Exercise details
Copy each line below exactly and leave the pictures out.

* START *

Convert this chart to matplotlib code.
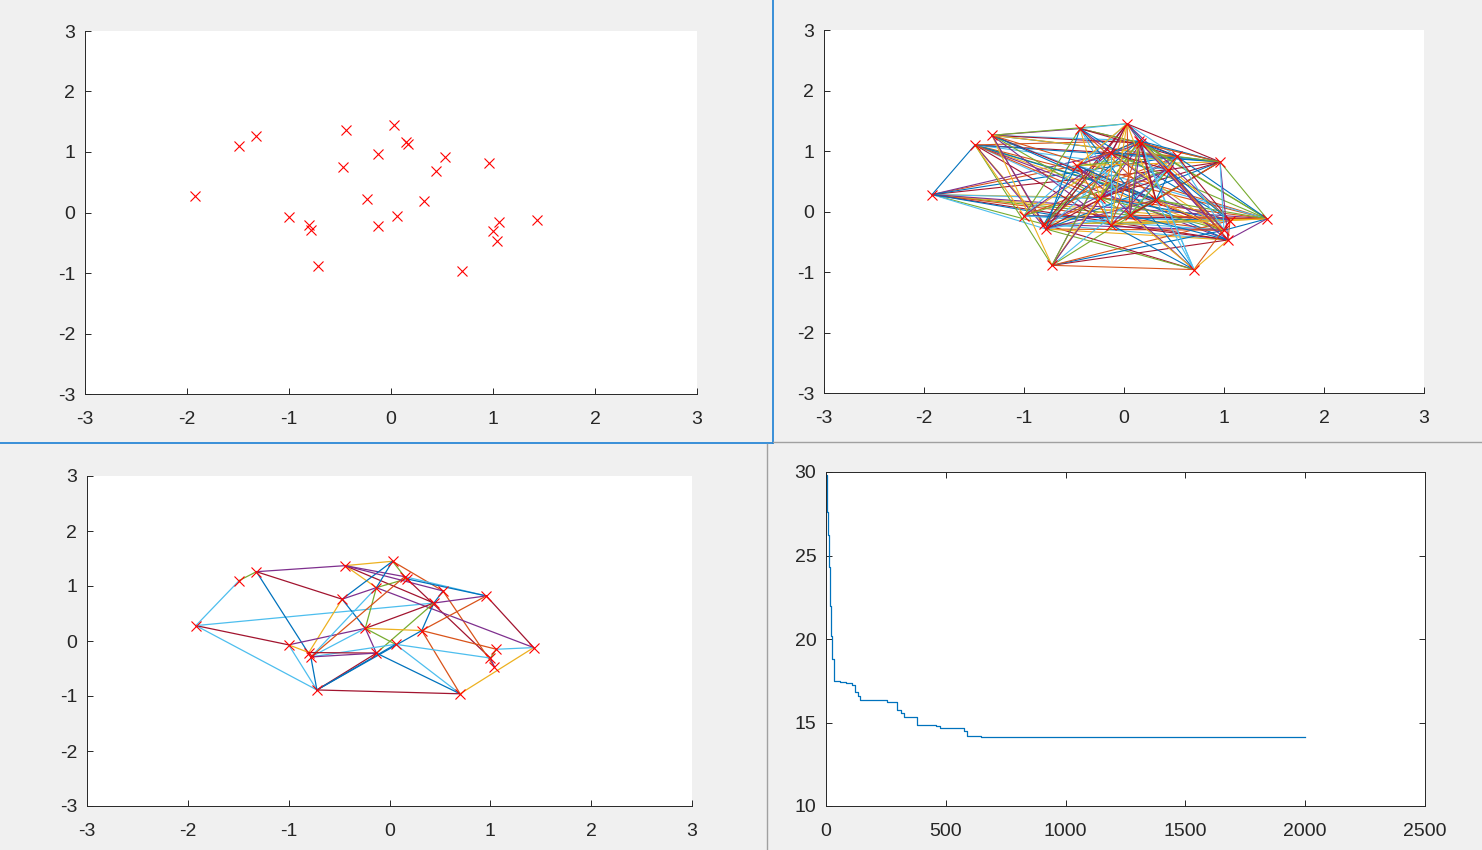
import matplotlib
matplotlib.use("Agg")
import matplotlib.pyplot as plt
from matplotlib.lines import Line2D

plt.rcParams['font.family'] = ['Liberation Sans', 'DejaVu Sans']
plt.rcParams['axes.unicode_minus'] = False

# ---- city coordinates ----
city_x = [-1.92, -1.49, -1.32, -1.00, -0.80, -0.78, -0.72, -0.44, -0.47, -0.24,
          -0.13, -0.13, 0.03, 0.06, 0.15, 0.17, 0.32, 0.44, 0.53, 0.70,
          0.96, 1.00, 1.06, 1.04, 1.43]
city_y = [0.28, 1.10, 1.26, -0.07, -0.21, -0.29, -0.89, 1.37, 0.76, 0.23,
          0.97, -0.22, 1.45, -0.06, 1.17, 1.13, 0.19, 0.69, 0.91, -0.96,
          0.82, -0.31, -0.15, -0.47, -0.12]

# ---- edges of the dense graph (top right), 1-based city indices ----
edges_all = [
    (1,2),(1,9),(1,10),(1,11),(1,14),(1,17),(1,18),(1,19),(1,22),(1,23),(1,25),(1,5),(1,6),(1,24),(1,12),
    (2,25),(2,22),(2,24),(2,23),(2,14),(2,12),(2,17),(2,10),(2,5),(2,6),(2,7),(2,18),(2,19),(2,21),(2,15),(2,4),
    (3,8),(3,13),(3,15),(3,16),(3,21),(3,6),(3,7),(3,12),(3,14),(3,17),(3,22),(3,24),(3,25),(3,19),(3,5),
    (4,8),(4,13),(4,25),(4,23),(4,19),(4,15),(4,11),(4,18),(4,22),
    (5,13),(5,15),(5,16),(5,17),(5,22),(5,23),(5,24),(5,20),(5,9),(5,18),(5,25),(5,19),(5,11),
    (6,16),(6,13),(6,21),(6,22),(6,24),(6,17),(6,20),(6,14),(6,19),(6,8),
    (7,20),(7,15),(7,13),(7,17),(7,18),(7,24),(7,22),(7,23),(7,10),(7,16),(7,11),
    (8,13),(8,16),(8,20),(8,17),(8,10),(8,11),(8,21),(8,14),(8,19),(8,23),
    (9,15),(9,21),(9,16),(9,19),(9,25),(9,22),(9,17),(9,12),(9,13),(9,20),
    (10,15),(10,19),(10,21),(10,23),(10,25),(10,13),(10,18),(10,22),(10,12),
    (11,13),(11,15),(11,19),(11,22),(11,24),(11,25),(11,12),(11,18),(11,21),
    (12,16),(12,13),(12,19),(12,21),(12,23),(12,24),(12,20),(12,17),(12,25),
    (13,16),(13,18),(13,19),(13,21),(13,22),(13,14),(13,17),(13,23),
    (14,15),(14,19),(14,21),(14,24),(14,25),(14,20),(14,16),(14,18),
    (15,18),(15,19),(15,21),(15,22),(15,23),(15,24),(15,25),(15,20),(15,17),
    (16,19),(16,21),(16,22),(16,24),(16,25),(16,20),(16,17),
    (17,19),(17,21),(17,22),(17,23),(17,25),(17,20),
    (18,21),(18,23),(18,24),(18,19),(18,22),
    (19,21),(19,22),(19,23),(19,25),
    (20,23),(20,24),
    (21,24),(21,25),(21,22),
    (22,23),(22,25),
    (23,24),(23,25),
    (24,25),
]

# ---- edges of the sparse graph (bottom left) with colour index ----
edges_best = [
    (1,2,5),(2,3,4),(1,7,5),(1,4,6),(1,18,5),(3,8,3),(3,9,6),(3,6,0),
    (8,13,2),(8,11,2),(8,15,3),(8,18,6),(9,13,0),(13,15,4),(13,19,1),
    (15,21,5),(16,21,0),(15,22,6),(19,24,1),(11,16,4),(11,10,4),(11,25,3),
    (18,21,3),(18,10,6),(18,17,0),(18,12,4),(17,21,1),(17,10,2),(17,23,1),
    (17,20,1),(17,7,0),(10,14,4),(10,12,3),(14,22,5),(14,20,5),(12,20,0),
    (7,20,6),(20,25,2),(23,25,5),(22,23,4),(22,24,3),(21,25,6),(19,18,0),
    (9,5,2),(9,10,0),(9,11,3),(4,10,3),(4,5,2),(4,7,5),(6,7,0),(6,10,5),
    (6,14,5),(6,11,5),(6,15,1),(5,12,6),(6,12,3),(7,12,6),(7,14,0),
    (8,19,3),(13,11,0),
]

# ---- convergence curve (step breakpoints) ----
iter_start = [1, 4, 7, 12, 17, 22, 27, 33, 60, 84, 110, 123, 132, 140, 256,
              296, 314, 325, 379, 459, 474, 574, 589, 645, 2000]
best_len = [29.8, 27.6, 26.2, 24.3, 22.0, 20.2, 18.8, 17.5, 17.45, 17.35, 17.25,
            16.8, 16.6, 16.35, 16.2, 15.75, 15.55, 15.3, 14.88, 14.78, 14.7,
            14.52, 14.2, 14.15, 14.15]

mcolors = ['#0072BD', '#D95319', '#EDB120', '#7E2F8E', '#77AC30', '#4DBEEE', '#A2142F']
axcol = '#262626'

W, H = 1482, 850
fig = plt.figure(figsize=(W / 100, H / 100), dpi=100, facecolor='#f0f0f0')

def mk_ax(l, t, r, b):
    return fig.add_axes([l / W, 1 - b / H, (r - l) / W, (b - t) / H])

def style(ax, box=False):
    ax.set_facecolor('white')
    for s in ['top', 'right']:
        ax.spines[s].set_visible(box)
    for s in ax.spines.values():
        s.set_color(axcol)
        s.set_linewidth(0.7)
    ax.tick_params(direction='in', length=4.5, width=0.7, color=axcol,
                   labelsize=14, labelcolor=axcol, top=box, right=box)
    ax.tick_params(axis='y', pad=7)
    ax.tick_params(axis='x', pad=12)

def xy_style(ax):
    ax.set_xlim(-3, 3)
    ax.set_ylim(-3, 3)
    ax.set_xticks(range(-3, 4))
    ax.set_yticks(range(-3, 4))

# top left: cities
ax1 = mk_ax(85, 31, 697, 394)
style(ax1)
xy_style(ax1)
ax1.plot(city_x, city_y, 'x', color='red', ms=6.5, mew=0.8, clip_on=False)

# top right: all edges
ax2 = mk_ax(824, 30, 1424, 393)
style(ax2)
xy_style(ax2)
for k, (i, j) in enumerate(edges_all):
    ax2.plot([city_x[i - 1], city_x[j - 1]], [city_y[i - 1], city_y[j - 1]],
             color=mcolors[k % 7], lw=0.8)
ax2.plot(city_x, city_y, 'x', color='red', ms=6.5, mew=0.8)

# bottom left: sparse graph
ax3 = mk_ax(87, 476, 692, 806)
style(ax3)
xy_style(ax3)
for i, j, c in edges_best:
    ax3.plot([city_x[i - 1], city_x[j - 1]], [city_y[i - 1], city_y[j - 1]],
             color=mcolors[c], lw=0.9)
ax3.plot(city_x, city_y, 'x', color='red', ms=6.5, mew=0.8)

# bottom right: convergence
ax4 = mk_ax(826, 472, 1425, 806)
style(ax4, box=True)
ax4.step(iter_start, best_len, where='post', color='#0072BD', lw=0.9)
ax4.set_xlim(0, 2500)
ax4.set_ylim(10, 30)
ax4.set_xticks(range(0, 2501, 500))
ax4.set_yticks(range(10, 31, 5))

# panel separators
blue = '#1a7fd4'
grey = '#a0a0a0'
fig.add_artist(Line2D([0, 773 / W], [1 - 443 / H, 1 - 443 / H], color=blue, lw=1.2))
fig.add_artist(Line2D([773 / W, 773 / W], [1, 1 - 443 / H], color=blue, lw=1.2))
fig.add_artist(Line2D([773 / W, 1], [1 - 442 / H, 1 - 442 / H], color=grey, lw=1.0))
fig.add_artist(Line2D([767 / W, 767 / W], [1 - 444 / H, 0], color=grey, lw=1.0))

fig.savefig('out.png', dpi=100, facecolor=fig.get_facecolor())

* END *

Response
Convert this chart to matplotlib code.
import matplotlib
matplotlib.use("Agg")
import matplotlib.pyplot as plt
from matplotlib.lines import Line2D

plt.rcParams['font.family'] = ['Liberation Sans', 'DejaVu Sans']
plt.rcParams['axes.unicode_minus'] = False

# ---- city coordinates ----
city_x = [-1.92, -1.49, -1.32, -1.00, -0.80, -0.78, -0.72, -0.44, -0.47, -0.24,
          -0.13, -0.13, 0.03, 0.06, 0.15, 0.17, 0.32, 0.44, 0.53, 0.70,
          0.96, 1.00, 1.06, 1.04, 1.43]
city_y = [0.28, 1.10, 1.26, -0.07, -0.21, -0.29, -0.89, 1.37, 0.76, 0.23,
          0.97, -0.22, 1.45, -0.06, 1.17, 1.13, 0.19, 0.69, 0.91, -0.96,
          0.82, -0.31, -0.15, -0.47, -0.12]

# ---- edges of the dense graph (top right), 1-based city indices ----
edges_all = [
    (1,2),(1,9),(1,10),(1,11),(1,14),(1,17),(1,18),(1,19),(1,22),(1,23),(1,25),(1,5),(1,6),(1,24),(1,12),
    (2,25),(2,22),(2,24),(2,23),(2,14),(2,12),(2,17),(2,10),(2,5),(2,6),(2,7),(2,18),(2,19),(2,21),(2,15),(2,4),
    (3,8),(3,13),(3,15),(3,16),(3,21),(3,6),(3,7),(3,12),(3,14),(3,17),(3,22),(3,24),(3,25),(3,19),(3,5),
    (4,8),(4,13),(4,25),(4,23),(4,19),(4,15),(4,11),(4,18),(4,22),
    (5,13),(5,15),(5,16),(5,17),(5,22),(5,23),(5,24),(5,20),(5,9),(5,18),(5,25),(5,19),(5,11),
    (6,16),(6,13),(6,21),(6,22),(6,24),(6,17),(6,20),(6,14),(6,19),(6,8),
    (7,20),(7,15),(7,13),(7,17),(7,18),(7,24),(7,22),(7,23),(7,10),(7,16),(7,11),
    (8,13),(8,16),(8,20),(8,17),(8,10),(8,11),(8,21),(8,14),(8,19),(8,23),
    (9,15),(9,21),(9,16),(9,19),(9,25),(9,22),(9,17),(9,12),(9,13),(9,20),
    (10,15),(10,19),(10,21),(10,23),(10,25),(10,13),(10,18),(10,22),(10,12),
    (11,13),(11,15),(11,19),(11,22),(11,24),(11,25),(11,12),(11,18),(11,21),
    (12,16),(12,13),(12,19),(12,21),(12,23),(12,24),(12,20),(12,17),(12,25),
    (13,16),(13,18),(13,19),(13,21),(13,22),(13,14),(13,17),(13,23),
    (14,15),(14,19),(14,21),(14,24),(14,25),(14,20),(14,16),(14,18),
    (15,18),(15,19),(15,21),(15,22),(15,23),(15,24),(15,25),(15,20),(15,17),
    (16,19),(16,21),(16,22),(16,24),(16,25),(16,20),(16,17),
    (17,19),(17,21),(17,22),(17,23),(17,25),(17,20),
    (18,21),(18,23),(18,24),(18,19),(18,22),
    (19,21),(19,22),(19,23),(19,25),
    (20,23),(20,24),
    (21,24),(21,25),(21,22),
    (22,23),(22,25),
    (23,24),(23,25),
    (24,25),
]

# ---- edges of the sparse graph (bottom left) with colour index ----
edges_best = [
    (1,2,5),(2,3,4),(1,7,5),(1,4,6),(1,18,5),(3,8,3),(3,9,6),(3,6,0),
    (8,13,2),(8,11,2),(8,15,3),(8,18,6),(9,13,0),(13,15,4),(13,19,1),
    (15,21,5),(16,21,0),(15,22,6),(19,24,1),(11,16,4),(11,10,4),(11,25,3),
    (18,21,3),(18,10,6),(18,17,0),(18,12,4),(17,21,1),(17,10,2),(17,23,1),
    (17,20,1),(17,7,0),(10,14,4),(10,12,3),(14,22,5),(14,20,5),(12,20,0),
    (7,20,6),(20,25,2),(23,25,5),(22,23,4),(22,24,3),(21,25,6),(19,18,0),
    (9,5,2),(9,10,0),(9,11,3),(4,10,3),(4,5,2),(4,7,5),(6,7,0),(6,10,5),
    (6,14,5),(6,11,5),(6,15,1),(5,12,6),(6,12,3),(7,12,6),(7,14,0),
    (8,19,3),(13,11,0),
]

# ---- convergence curve (step breakpoints) ----
iter_start = [1, 4, 7, 12, 17, 22, 27, 33, 60, 84, 110, 123, 132, 140, 256,
              296, 314, 325, 379, 459, 474, 574, 589, 645, 2000]
best_len = [29.8, 27.6, 26.2, 24.3, 22.0, 20.2, 18.8, 17.5, 17.45, 17.35, 17.25,
            16.8, 16.6, 16.35, 16.2, 15.75, 15.55, 15.3, 14.88, 14.78, 14.7,
            14.52, 14.2, 14.15, 14.15]

mcolors = ['#0072BD', '#D95319', '#EDB120', '#7E2F8E', '#77AC30', '#4DBEEE', '#A2142F']
axcol = '#262626'

W, H = 1482, 850
fig = plt.figure(figsize=(W / 100, H / 100), dpi=100, facecolor='#f0f0f0')

def mk_ax(l, t, r, b):
    return fig.add_axes([l / W, 1 - b / H, (r - l) / W, (b - t) / H])

def style(ax, box=False):
    ax.set_facecolor('white')
    for s in ['top', 'right']:
        ax.spines[s].set_visible(box)
    for s in ax.spines.values():
        s.set_color(axcol)
        s.set_linewidth(0.7)
    ax.tick_params(direction='in', length=4.5, width=0.7, color=axcol,
                   labelsize=14, labelcolor=axcol, top=box, right=box)
    ax.tick_params(axis='y', pad=7)
    ax.tick_params(axis='x', pad=12)

def xy_style(ax):
    ax.set_xlim(-3, 3)
    ax.set_ylim(-3, 3)
    ax.set_xticks(range(-3, 4))
    ax.set_yticks(range(-3, 4))

# top left: cities
ax1 = mk_ax(85, 31, 697, 394)
style(ax1)
xy_style(ax1)
ax1.plot(city_x, city_y, 'x', color='red', ms=6.5, mew=0.8, clip_on=False)

# top right: all edges
ax2 = mk_ax(824, 30, 1424, 393)
style(ax2)
xy_style(ax2)
for k, (i, j) in enumerate(edges_all):
    ax2.plot([city_x[i - 1], city_x[j - 1]], [city_y[i - 1], city_y[j - 1]],
             color=mcolors[k % 7], lw=0.8)
ax2.plot(city_x, city_y, 'x', color='red', ms=6.5, mew=0.8)

# bottom left: sparse graph
ax3 = mk_ax(87, 476, 692, 806)
style(ax3)
xy_style(ax3)
for i, j, c in edges_best:
    ax3.plot([city_x[i - 1], city_x[j - 1]], [city_y[i - 1], city_y[j - 1]],
             color=mcolors[c], lw=0.9)
ax3.plot(city_x, city_y, 'x', color='red', ms=6.5, mew=0.8)

# bottom right: convergence
ax4 = mk_ax(826, 472, 1425, 806)
style(ax4, box=True)
ax4.step(iter_start, best_len, where='post', color='#0072BD', lw=0.9)
ax4.set_xlim(0, 2500)
ax4.set_ylim(10, 30)
ax4.set_xticks(range(0, 2501, 500))
ax4.set_yticks(range(10, 31, 5))

# panel separators
blue = '#1a7fd4'
grey = '#a0a0a0'
fig.add_artist(Line2D([0, 773 / W], [1 - 443 / H, 1 - 443 / H], color=blue, lw=1.2))
fig.add_artist(Line2D([773 / W, 773 / W], [1, 1 - 443 / H], color=blue, lw=1.2))
fig.add_artist(Line2D([773 / W, 1], [1 - 442 / H, 1 - 442 / H], color=grey, lw=1.0))
fig.add_artist(Line2D([767 / W, 767 / W], [1 - 444 / H, 0], color=grey, lw=1.0))

fig.savefig('out.png', dpi=100, facecolor=fig.get_facecolor())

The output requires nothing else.